Mélodies et airs Verdiens méconnus à l’Opéra du Rhin
Puisqu’à l’Opéra National du Rhin la tendance est à la redécouverte du répertoire verdien, cette deuxième Heure lyrique de l’année (notre compte-rendu de la première) saisit l’occasion pour faire revivre des airs du compositeur trop rarement entendus et chantés, dans le cadre intimiste de la Salle Bastide. Extrêmement concentré, le programme esquisse l’évolution stylistique de Verdi, de ses années de jeunesse (et « de galère ») à celles qui marquent le sommet de sa renommée, partant des airs de son premier opéra, très peu donné, Oberto, Comte de Saint-Boniface, et d’I Masnadieri (Les Brigands) pour finir avec ceux de Falstaff, son dernier opéra. Cette Heure lyrique dévoile aussi un autre pan de l’œuvre verdienne : celui de la romance et de la mélodie écrites pour voix et piano, au travers du recueil intitulé Six Romances et de L’esule, composé sur un poème de Temistocle Solera, également librettiste de plusieurs opéras de Verdi (dont le premier).
Le baryton Oleg Volkov aborde avec finesse les contrastes dramatiques : si la ligne vocale manque d’abord de solidité et de justesse -et semble moins en forme qu’à la précédente Heure lyrique-, son jeu gagne peu à peu en audace et en expressivité. Ses sombres « lacrime » (larmes) portées par un vibrato arrondi sont saisissantes dans la Romance Non t’accostare all’urna. Son timbre enténébré glisse avec souplesse vers des aigus nets et lumineux. À sa projection vocale aisée et pleine, le baryton allie une prestance scénique affirmée, une posture droite et un regard plongé dans celui du public, qui, subjugué l’acclame avec ferveur.

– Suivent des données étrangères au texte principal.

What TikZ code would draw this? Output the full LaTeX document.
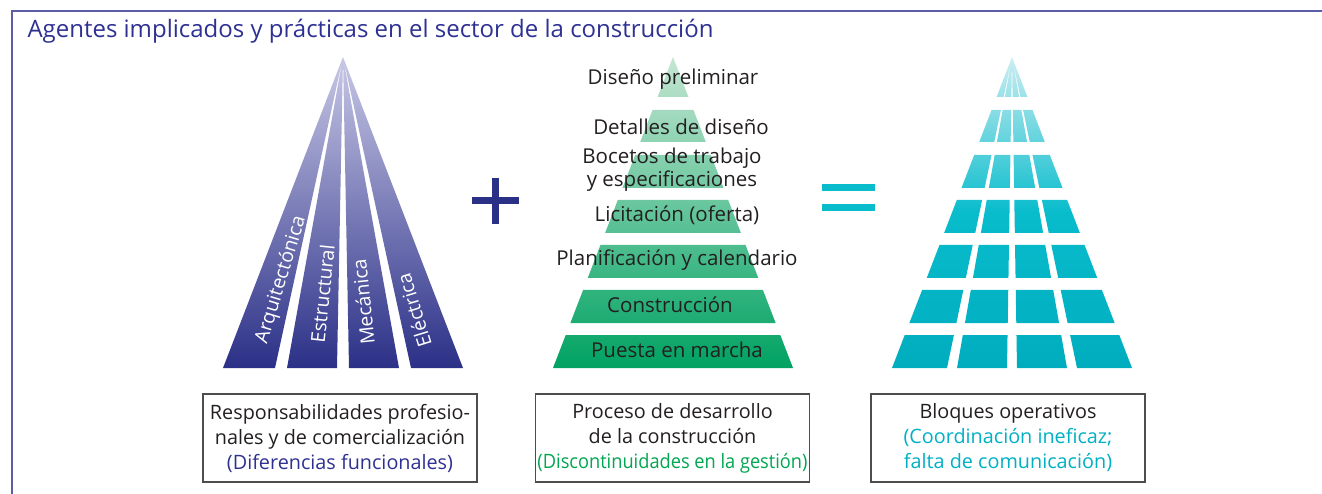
\documentclass[tikz,border=0pt]{standalone}
\usepackage{fontspec}
\setmainfont{Open Sans}
\usetikzlibrary{shapes.geometric, arrows}
\definecolor{framecol}{HTML}{5B5EA6}
\definecolor{titleblue}{HTML}{2E3192}
\definecolor{darkblue}{HTML}{2B3087}
\definecolor{paleblue}{HTML}{C8C8E6}
\definecolor{darkgreen}{HTML}{00A262}
\definecolor{palegreen}{HTML}{C5E6D2}
\definecolor{textgreen}{HTML}{00A651}
\definecolor{darkteal}{HTML}{00ADBF}
\definecolor{midteal}{HTML}{08BCCC}
\definecolor{paleteal}{HTML}{CDEEF2}
\definecolor{textteal}{HTML}{00B0C4}
\definecolor{labelgray}{HTML}{231F20}
\definecolor{boxgray}{HTML}{4D4D4D}
\tikzstyle{level} = [text=labelgray, align=center, font=\fontsize{20.5}{23}\selectfont]
\tikzstyle{box} = [rectangle, minimum width=274pt, minimum height=88pt, inner sep=2pt, text centered, align=center, draw=boxgray, line width=1.5pt, text=labelgray, font=\fontsize{19.8}{25}\selectfont]
\tikzstyle{strip} = [anchor=west, text=white, font=\fontsize{19.5}{22}\selectfont]

\begin{document}
\begin{tikzpicture}[x=1pt, y=-1pt, node distance=45pt]
   \useasboundingbox (0,0) rectangle (1322,494);
   \draw[framecol, line width=2pt] (12,494) -- (12,11) -- (1322,11);
   \node (title) [anchor=west, text=titleblue, font=\fontsize{24}{26}\selectfont] at (24,31) {Agentes implicados y prácticas en el sector de la construcción};
   % especialidades
   \shade[top color=paleblue, bottom color=darkblue]
      \foreach \lo/\hi in {-120/-68, -56/-6, 6/56, 68/120} {(343,57) -- ({343+(\lo)},368) -- ({343+(\hi)},368) -- cycle};
   \foreach \txt/\x/\y/\ang [count=\i] in {Arquitectónica/261/346/73, Estructural/317/346/84, Mecánica/368/348/96, Eléctrica/426/350/107}
      \node (esp\i) [strip, rotate=\ang] at (\x,\y) {\txt};
   \draw[darkblue, line width=7pt] (472,201) -- (519,201) (495.5,178) -- (495.5,224);
   % proceso
   \shade[top color=palegreen, bottom color=darkgreen]
      \foreach \yt/\yb in {57/97, 110/142, 155/188, 200/233, 245/278, 290/323, 335/368}
      {({673-0.3859*(\yt-57)},\yt) -- ({673+0.3859*(\yt-57)},\yt) -- ({673+0.3859*(\yb-57)},\yb) -- ({673-0.3859*(\yb-57)},\yb) -- cycle};
   \node (dp) [level] at (673,79) {Diseño preliminar};
   \node (dd) [level, below of=dp, xshift=8pt, yshift=-3pt] {Detalles de diseño};
   \node (bt) [level, below of=dd, xshift=-9pt, yshift=2pt] {Bocetos de trabajo\\y especificaciones};
   \node (lic) [level, below of=bt, xshift=5pt] {Licitación (oferta)};
   \node (plan) [level, below of=lic] {Planificación y calendario};
   \node (cons) [level, below of=plan, xshift=-7pt] {Construcción};
   \node (pm) [level, below of=cons, xshift=7pt] {Puesta en marcha};
   \draw[midteal, line width=7pt] (822,187.5) -- (875,187.5) (822,207.5) -- (875,207.5);
   % bloques
   \shade[top color=paleteal, bottom color=darkteal, middle color=midteal]
      \foreach \yt/\yb in {57/97, 110/142, 155/188, 200/233, 245/278, 290/323, 335/368}
      {\foreach \lo/\hi in {-120/-65, -55/-5, 5/55, 65/120}
         {({1012+(\lo)/311*(\yt-57)},\yt) -- ({1012+(\hi)/311*(\yt-57)},\yt) -- ({1012+(\hi)/311*(\yb-57)},\yb) -- ({1012+(\lo)/311*(\yb-57)},\yb) -- cycle}};
   \node (resp) [box] at (340,438) {Responsabilidades profesio-\\nales y de comercialización\\\textcolor{titleblue}{(Diferencias funcionales)}};
   \node (proc) [box] at (672.5,438) {Proceso de desarrollo\\de la construcción\\\textcolor{textgreen}{\addfontfeature{FakeStretch=0.92}(Discontinuidades en la gestión)}};
   \node (bloq) [box] at (1008,438) {Bloques operativos\\\textcolor{textteal}{(Coordinación ineficaz;}\\\textcolor{textteal}{falta de comunicación)}};
\end{tikzpicture}
\end{document}
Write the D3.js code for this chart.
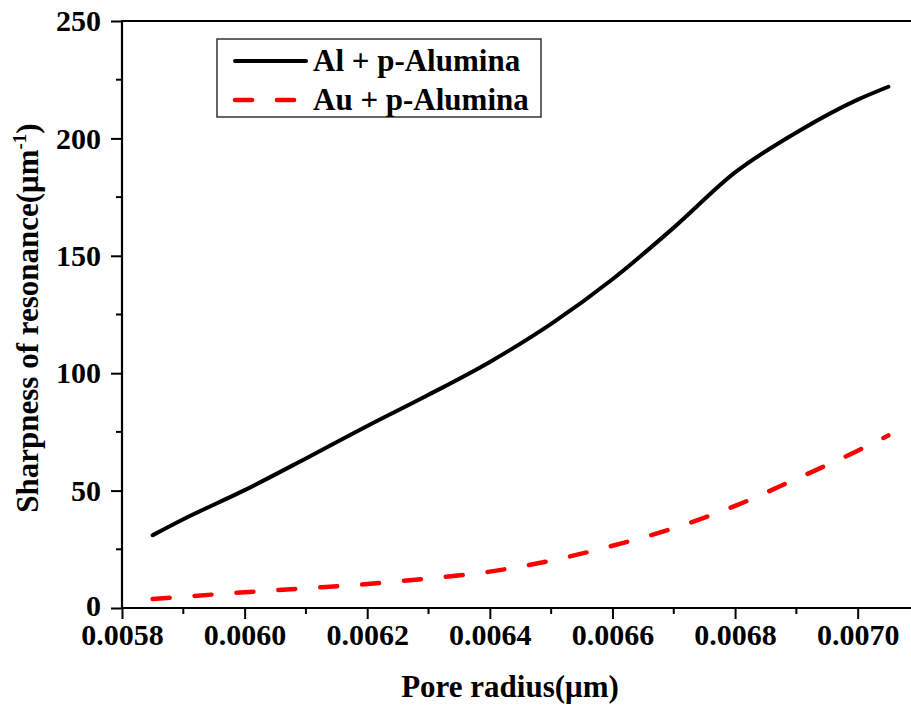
<!DOCTYPE html>
<html>
<head>
<meta charset="utf-8">
<script src="https://cdn.jsdelivr.net/npm/d3@7"></script>
<style>
  html, body { margin: 0; padding: 0; background: #fff; }
  svg { display: block; }
  text { font-family: "Liberation Serif", "Times New Roman", serif; font-weight: bold; fill: #000; }
</style>
</head>
<body>
<svg id="chart" width="911" height="706"></svg>
<script>
// Data
const poreRadius = [0.00585, 0.0059, 0.0060, 0.0061, 0.0062, 0.0063, 0.0064, 0.0065, 0.0066, 0.0067, 0.0068, 0.0069, 0.0070, 0.00705];
const alAlumina  = [31, 37.8, 50.2, 63.7, 77.5, 90.8, 104.8, 121, 140, 162, 185.5, 202.5, 216.5, 222];
const auAlumina  = [3.8, 4.8, 6.7, 8.4, 10.2, 12.6, 15.5, 20.2, 26.5, 34, 43.5, 55, 67, 73.5];
const seriesNames = ["Al + p-Alumina", "Au + p-Alumina"];
const xMajorTicks = [0.0058, 0.0060, 0.0062, 0.0064, 0.0066, 0.0068, 0.0070];
const xMinorTicks = [0.0059, 0.0061, 0.0063, 0.0065, 0.0067, 0.0069];
const yMajorTicks = [0, 50, 100, 150, 200, 250];
const yMinorTicks = [25, 75, 125, 175, 225];
const xTitle = "Pore radius(μm)";
const yTitle = "Sharpness of resonance(μm";

const svg = d3.select("#chart");
const mLeft = 122, mRight = 919, mTop = 21, mBottom = 608;

const x = d3.scaleLinear().domain([0.0058, 0.0071]).range([mLeft, mRight]);
const y = d3.scaleLinear().domain([0, 250]).range([mBottom, mTop]);

const FS = 30;   // tick labels
const TFS = 31;  // titles & legend

// Top frame line
svg.append("line").attr("x1", mLeft).attr("x2", 911).attr("y1", mTop).attr("y2", mTop)
  .attr("stroke", "#000").attr("stroke-width", 2.2);

// X axis
const xAxis = svg.append("g").attr("transform", `translate(0,${mBottom})`)
  .call(d3.axisBottom(x).tickValues(xMajorTicks).tickSize(11).tickPadding(5).tickFormat(d3.format(".4f")));
xAxis.select(".domain").remove();
xAxis.append("line").attr("x1", mLeft - 1).attr("x2", 911).attr("y1", 0).attr("y2", 0)
  .attr("stroke", "#000").attr("stroke-width", 2.2);
xAxis.selectAll(".tick line").attr("stroke-width", 2);
xAxis.selectAll(".tick text").attr("font-size", FS).attr("font-family", "Liberation Serif").attr("font-weight", "bold").attr("fill", "#000");
svg.append("g").selectAll("line").data(xMinorTicks).join("line")
  .attr("x1", d => x(d)).attr("x2", d => x(d)).attr("y1", mBottom).attr("y2", mBottom + 6)
  .attr("stroke", "#000").attr("stroke-width", 2);

// Y axis
const yAxis = svg.append("g").attr("transform", `translate(${mLeft},0)`)
  .call(d3.axisLeft(y).tickValues(yMajorTicks).tickSize(11).tickPadding(10));
yAxis.select(".domain").remove();
yAxis.append("line").attr("x1", 0).attr("x2", 0).attr("y1", mTop - 1).attr("y2", mBottom + 1)
  .attr("stroke", "#000").attr("stroke-width", 2.2);
yAxis.selectAll(".tick line").attr("stroke-width", 2);
yAxis.selectAll(".tick text").attr("font-size", FS).attr("font-family", "Liberation Serif").attr("font-weight", "bold").attr("fill", "#000");
yAxis.selectAll(".tick text").filter(d => d === 0).attr("dy", "0.25em");
svg.append("g").selectAll("line").data(yMinorTicks).join("line")
  .attr("x1", mLeft - 6).attr("x2", mLeft).attr("y1", d => y(d)).attr("y2", d => y(d))
  .attr("stroke", "#000").attr("stroke-width", 2);

// Axis titles
svg.append("text").attr("x", 510).attr("y", 697).attr("text-anchor", "middle")
  .attr("font-size", TFS).text(xTitle);

const yt = svg.append("text").attr("transform", "translate(38,318) rotate(-90)")
  .attr("text-anchor", "middle").attr("font-size", TFS);
yt.append("tspan").text(yTitle);
yt.append("tspan").attr("font-size", 19).attr("dy", -12).text("-1");
yt.append("tspan").attr("dy", 12).text(")");

// Lines
const line = d3.line().x(d => x(d[0])).y(d => y(d[1])).curve(d3.curveMonotoneX);
svg.append("path").datum(poreRadius.map((r, i) => [r, alAlumina[i]]))
  .attr("d", line).attr("fill", "none").attr("stroke", "#000").attr("stroke-width", 4)
  .attr("stroke-linecap", "round");
svg.append("path").datum(poreRadius.map((r, i) => [r, auAlumina[i]]))
  .attr("d", line).attr("fill", "none").attr("stroke", "#ff0000").attr("stroke-width", 4.5)
  .attr("stroke-dasharray", "17,25").attr("stroke-linecap", "round");

// Legend
const lg = svg.append("g");
lg.append("rect").attr("x", 217).attr("y", 39).attr("width", 324).attr("height", 78)
  .attr("fill", "#fff").attr("stroke", "#333").attr("stroke-width", 1.5);
lg.append("line").attr("x1", 235).attr("x2", 306).attr("y1", 61).attr("y2", 61)
  .attr("stroke", "#000").attr("stroke-width", 4).attr("stroke-linecap", "round");
lg.append("line").attr("x1", 235).attr("x2", 300).attr("y1", 100).attr("y2", 100)
  .attr("stroke", "#ff0000").attr("stroke-width", 4.5).attr("stroke-dasharray", "17,25").attr("stroke-linecap", "round");
lg.append("text").attr("x", 313).attr("y", 71).attr("font-size", TFS).text(seriesNames[0]);
lg.append("text").attr("x", 313).attr("y", 110).attr("font-size", TFS).text(seriesNames[1]);
</script>
</body>
</html>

La voix du ténor Damian Arnold peine à donner la pleine force expressive à son chant et de son jeu dans les extraits des Six Romances. D’abord légèrement enrouée, sa voix se pare néanmoins d’une large palette de timbres : des aigus voilés aux graves concentrés en passant par des montées larmoyantes dans les moments élégiaques. Ces variations sonores transparaissent sur les traits de son visage : le front plissé, les yeux mi-clos, puis grands ouverts dans l’air de Fenton, dans Falstaff, “Dal labbro il canto”. Beaucoup plus à l’aise dans l’incarnation d’un rôle, sa posture s’ouvre, sa diction se fait plus claire et ses aigus plus purs.
L’air lumineux et espiègle, la soprano Floriane Derthe dévoile un investissement scénique sans faille, malgré une posture légèrement tendue vers l’avant et un regard parfois insaisissable. Bien dessinés, ses mélismes s’envolent vers des aigus cristallins. Soigneusement vibrée, sa voix de tête demeure juste et nette, y compris lorsque les sons de klaxon du dehors viennent se mêler à l’ultime note tenue de l’air.
La mezzo-soprano Elsa Roux Chamoux interprète avec finesse et nuance les variations psychologiques dans l’air de Leonora. Avec puissance, sa voix gravit les différents registres et s’enflamme dans de solaires soupirs. Avec une diction très claire elle aborde L’esule, long et exigeant monologue, auquel elle confère un jeu contrasté au vibrato ciselé et aux sensibles decrescendi.
Au piano, Levi Gerke adopte un toucher perlé, empli de respirations en symbiose avec les chanteurs. Dans les passages à l’unisson, son jeu ferme et appuyé, sans être forcé, se fait l’écho subtil du cantabile vocal. Également pianiste, et cheffe de chant, Rosa Kim accompagne les chanteurs avec une grande précision rythmique et une concentration constante qui se lit dans les regards fréquents assignés aux artistes.
En bis, les artistes offrent une généreuse émulsion polyphonique avec le fameux quatuor “Bella figlia dell’amore” tiré de Rigoletto. Leurs voix, qui semblent encore plus fraîches qu’au début du concert s’enchevêtrent dans un jeu passionné et font éclater les bravi francs d’un public inlassablement ravi par Verdi.